MAT
Ronan Bennett,
Editions Sonatine, 22 €, mai 2009, 300 pages
Romancier, scénariste et historien irlandais, Ronan Bennett est issu d’une famille catholique. Victime d’une erreur judiciaire puis mis en prison, il est acquitté en 1979. Il a édité depuis cinq romans où il aime traiter d’histoires politiques comme dans Catastrophist paru en 1998. Mat, paru outre-manche en 2007, est son premier roman traduit en France, chez Sonatine.
Un thriller historique palpitant entre psychanalyse et politique…
L’histoire se déroule entre mars et avril 1914 à Saint-Pétersbourg. Les tensions sociales ou la menace d’un conflit européen sont palpables mais n’écrasent pas le récit. La vie dans la petite « Venise du Nord » s’écoule tranquillement, au moins extérieurement. Le docteur Otto Spethmann, psychanalyste juif à la renommée internationale, après la mort de sa femme, n’a que deux obsessions dans sa vie : sa fille et ses patients. Parmi eux, il y a le brillant joueur d’échecs Rozenthal qui souffre de dépression nerveuse et le défi du docteur est de le mettre dans les meilleures conditions pour participer au grand tournoi international qui va se tenir dans la ville fondée par Pierre le Grand en 1703. L’enjeu est rendu bien plus compliqué quand des meurtres a priori sans rapport à son affaire médicale s’invitent dans la partie.
Il faut féliciter la qualité de la traduction qui restitue la fluidité du texte original, la mécanique efficace de l’intrigue. Le retour dans les mois précédant la Première Guerre mondiale est remarquable de précisions : l’écrivain, en historien d’abord, a su s’appuyer sur une somme d’informations considérables et saisir l’esprit du temps, décrire l’époque troublée d’une Russie inquiète traversée par les mouvements révolutionnaires, la terreur instituée par l’Okhrana (1) ou la haine antisémite séculaire. Le talent de l’auteur est de ne jamais enfermer les personnages dans un déterminisme calculé. Tout peut vaciller. C’est un roman politique, d’espionnage et de fausses apparences où les combats pour le pouvoir enserrent les individus pour les engloutir dans les mailles idéologiques du XXe siècle naissant (2).
…avec, à la manœuvre, des joueurs d’échecs hors-pair.
Ce qu’il y a de remarquable également, c’est la disposition des histoires qui se croisent comme sur un plateau d’échecs et qui, comme dans le jeu, loin de céder au hasard, créent des liens complexes et dangereux entre les personnages.
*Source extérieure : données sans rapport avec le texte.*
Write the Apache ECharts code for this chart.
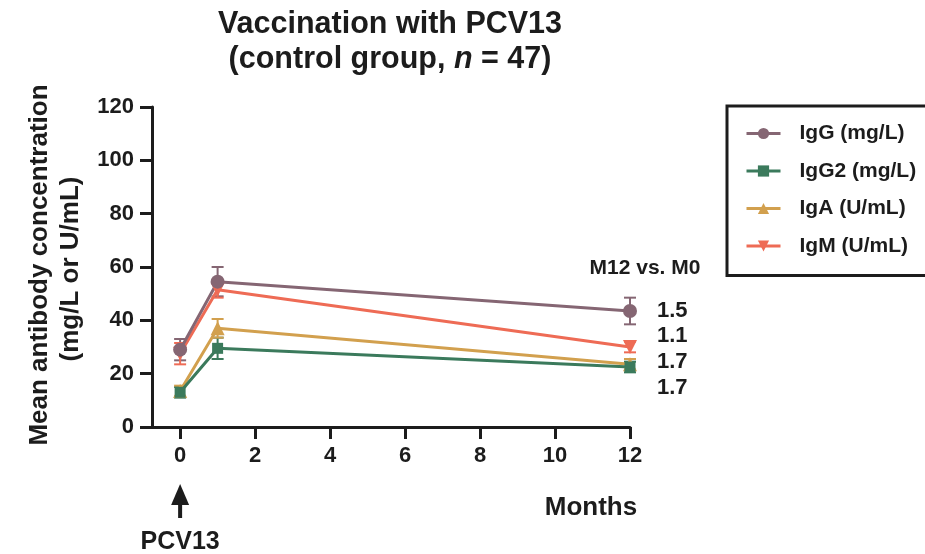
<!DOCTYPE html>
<html>
<head>
<meta charset="utf-8">
<script src="https://cdn.jsdelivr.net/npm/echarts@6/dist/echarts.min.js"></script>
<style>
  html, body { margin: 0; padding: 0; background: #fff; }
  #chart { width: 925px; height: 554px; }
</style>
</head>
<body>
<div id="chart"></div>
<script>
// Sampling time points (months after PCV13 dose)
var months = [0, 1, 12];

// Mean concentrations and error half-widths per antibody class
var seriesNames = ['IgG (mg/L)', 'IgG2 (mg/L)', 'IgA (U/mL)', 'IgM (U/mL)'];
var igG  = [29, 54.5, 43.5];
var igG2 = [13, 29.5, 22.5];
var igA  = [13.5, 37, 23.5];
var igM  = [27.5, 51.5, 30];
var igGErr  = [4, 5.5, 5];
var igG2Err = [2, 4, 2];
var igAErr  = [2, 3.5, 2];
var igMErr  = [4, 3, 2];

// Fold changes M12 vs. M0, listed top to bottom
var ratioLabels = ['1.5', '1.1', '1.7', '1.7'];

var xTicks = [0, 2, 4, 6, 8, 10, 12];

var colors = ['#856673', '#3b7a5c', '#d2a04e', '#ee6b55'];
var symbols = ['circle', 'rect', 'triangle', 'triangle'];
var rotations = [0, 0, 0, 180];
var FONT = '"Liberation Sans", Arial, sans-serif';
var INK = '#1c1c1c';

var allValues = [igG, igG2, igA, igM];
var allErrors = [igGErr, igG2Err, igAErr, igMErr];

var chart = echarts.init(document.getElementById('chart'), null, { renderer: 'canvas' });

function errorBarRenderer(color) {
  return function (params, api) {
    var x = api.value(0);
    var top = api.coord([x, api.value(2)]);
    var bot = api.coord([x, api.value(1)]);
    var cap = 6;
    var st = { stroke: color, lineWidth: 2 };
    return {
      type: 'group',
      children: [
        { type: 'line', shape: { x1: top[0], y1: top[1], x2: bot[0], y2: bot[1] }, style: st },
        { type: 'line', shape: { x1: top[0] - cap, y1: top[1], x2: top[0] + cap, y2: top[1] }, style: st },
        { type: 'line', shape: { x1: bot[0] - cap, y1: bot[1], x2: bot[0] + cap, y2: bot[1] }, style: st }
      ]
    };
  };
}

var series = [];
seriesNames.forEach(function (name, i) {
  var vals = allValues[i], errs = allErrors[i];
  series.push({
    name: name + ' err',
    type: 'custom',
    renderItem: errorBarRenderer(colors[i]),
    encode: { x: 0, y: [1, 2] },
    data: months.map(function (m, k) { return [m, vals[k] - errs[k], vals[k] + errs[k]]; }),
    z: 1,
    silent: true
  });
});
// Draw lines in reverse so IgG sits on top
for (var i = seriesNames.length - 1; i >= 0; i--) {
  series.push({
    name: seriesNames[i],
    type: 'line',
    data: months.map(function (m, k) { return [m, allValues[i][k]]; }),
    symbol: symbols[i],
    symbolRotate: rotations[i],
    symbolSize: i === 1 ? 11 : 14,
    showSymbol: true,
    lineStyle: { color: colors[i], width: 3 },
    itemStyle: { color: colors[i] },
    z: 2,
    animation: false
  });
}

var option = {
  animation: false,
  backgroundColor: '#ffffff',
  grid: { left: 152, right: 295, top: 107, bottom: 127, containLabel: false },
  xAxis: {
    type: 'value',
    min: -0.75,
    max: 12,
    axisLine: { show: true, onZero: false, lineStyle: { color: INK, width: 3 } },
    axisTick: { show: true, length: 12, lineStyle: { color: INK, width: 3 }, customValues: xTicks },
    axisLabel: { show: true, customValues: xTicks, margin: 18, color: INK, fontFamily: FONT, fontWeight: 'bold', fontSize: 22 },
    splitLine: { show: false }
  },
  yAxis: {
    type: 'value',
    min: 0,
    max: 120,
    interval: 20,
    axisLine: { show: true, onZero: false, lineStyle: { color: INK, width: 3 } },
    axisTick: { show: true, length: 12, lineStyle: { color: INK, width: 3 } },
    axisLabel: { margin: 18, color: INK, fontFamily: FONT, fontWeight: 'bold', fontSize: 22 },
    splitLine: { show: false }
  },
  legend: {
    data: seriesNames,
    orient: 'vertical',
    left: 727,
    top: 106,
    padding: [17, 80, 19, 18],
    itemWidth: 34,
    itemHeight: 14,
    itemGap: 16.5,
    borderColor: INK,
    borderWidth: 3,
    borderRadius: 0,
    lineStyle: { width: 3 },
    textStyle: { color: INK, fontFamily: FONT, fontWeight: 'bold', fontSize: 21, padding: [0, 0, 0, 14] },
    selectedMode: false
  },
  series: series
};

chart.setOption(option);

// Annotations placed relative to the axis scales
var x0 = chart.convertToPixel({ xAxisIndex: 0 }, 0);
var x12 = chart.convertToPixel({ xAxisIndex: 0 }, 12);
var plotMid = chart.convertToPixel({ yAxisIndex: 0 }, 60);
var ratioY = [311, 336, 362, 388];

var graphics = [
  {
    type: 'text',
    style: {
      x: 390, y: 7, align: 'center', verticalAlign: 'top',
      text: '{b|Vaccination with PCV13}\n{b|(control group, }{i|n}{b| = 47)}',
      rich: {
        b: { fontFamily: FONT, fontWeight: 'bold', fontSize: 30.5, lineHeight: 35, fill: INK },
        i: { fontFamily: FONT, fontWeight: 'bold', fontStyle: 'italic', fontSize: 30.5, lineHeight: 35, fill: INK }
      }
    }
  },
  {
    type: 'text', x: 40, y: plotMid - 2, rotation: Math.PI / 2,
    style: { text: 'Mean antibody concentration', align: 'center', verticalAlign: 'middle',
      fontFamily: FONT, fontWeight: 'bold', fontSize: 26, fill: INK }
  },
  {
    type: 'text', x: 71, y: plotMid + 2, rotation: Math.PI / 2,
    style: { text: '(mg/L or U/mL)', align: 'center', verticalAlign: 'middle',
      fontFamily: FONT, fontWeight: 'bold', fontSize: 26, fill: INK }
  },
  {
    type: 'text',
    style: { x: 591, y: 508, text: 'Months', align: 'center', verticalAlign: 'middle',
      fontFamily: FONT, fontWeight: 'bold', fontSize: 26, fill: INK }
  },
  {
    type: 'text',
    style: { x: x0, y: 542, text: 'PCV13', align: 'center', verticalAlign: 'middle',
      fontFamily: FONT, fontWeight: 'bold', fontSize: 25, fill: INK }
  },
  {
    type: 'polygon',
    shape: { points: [[x0, 484], [x0 - 9, 505], [x0 + 9, 505]] },
    style: { fill: INK }
  },
  {
    type: 'rect',
    shape: { x: x0 - 2, y: 500, width: 4, height: 18 },
    style: { fill: INK }
  },
  {
    type: 'text',
    style: { x: 645, y: 268, text: 'M12 vs. M0', align: 'center', verticalAlign: 'middle',
      fontFamily: FONT, fontWeight: 'bold', fontSize: 21, fill: INK }
  }
];
ratioLabels.forEach(function (t, k) {
  graphics.push({
    type: 'text',
    style: { x: x12 + 27, y: ratioY[k], text: t, align: 'left', verticalAlign: 'middle',
      fontFamily: FONT, fontWeight: 'bold', fontSize: 22, fill: INK }
  });
});

chart.setOption({ graphic: graphics });
</script>
</body>
</html>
On suit avec un vif intérêt, durant tout le roman, la partie engagée par Otto Spethmann et Kopelzon, son ami musicien, perturbée régulièrement par d’importuns visiteurs. Le roman par endroit rappelle, dans un temps plus court, celui de Katherine Neville, Huit, où il est question de jeux d’échecs qui tissent la trame d’intrigues politiques, sur plusieurs siècles.
Roman psychologique et envoûtant, l’écrivain ne nous égare jamais dans les rues de Saint-Pétersbourg, la ville des Romanov, déjà tant chargée d’histoires à la veille de la Grande guerre. On espère que les éditions Sonatine auront encore la bonne idée de faire connaître en France les autres romans de Ronan Bennett qu’on attend avec grande impatience.
(1) Organisme tsariste créé en 1881 pour assurer des missions de police politique qui inspira la Tcheka, son équivalent du régime bolchevique, née en décembre 1917.
(2) En attendant en France les manifestations culturelles marquant « l’année de la Russie » en 2010, on peut conseiller, pour mieux connaître ce pays, la lecture du magazine L’Histoire qui vient de publier à son sujet un numéro spécial (L’Histoire n° 344, juillet-août 2009).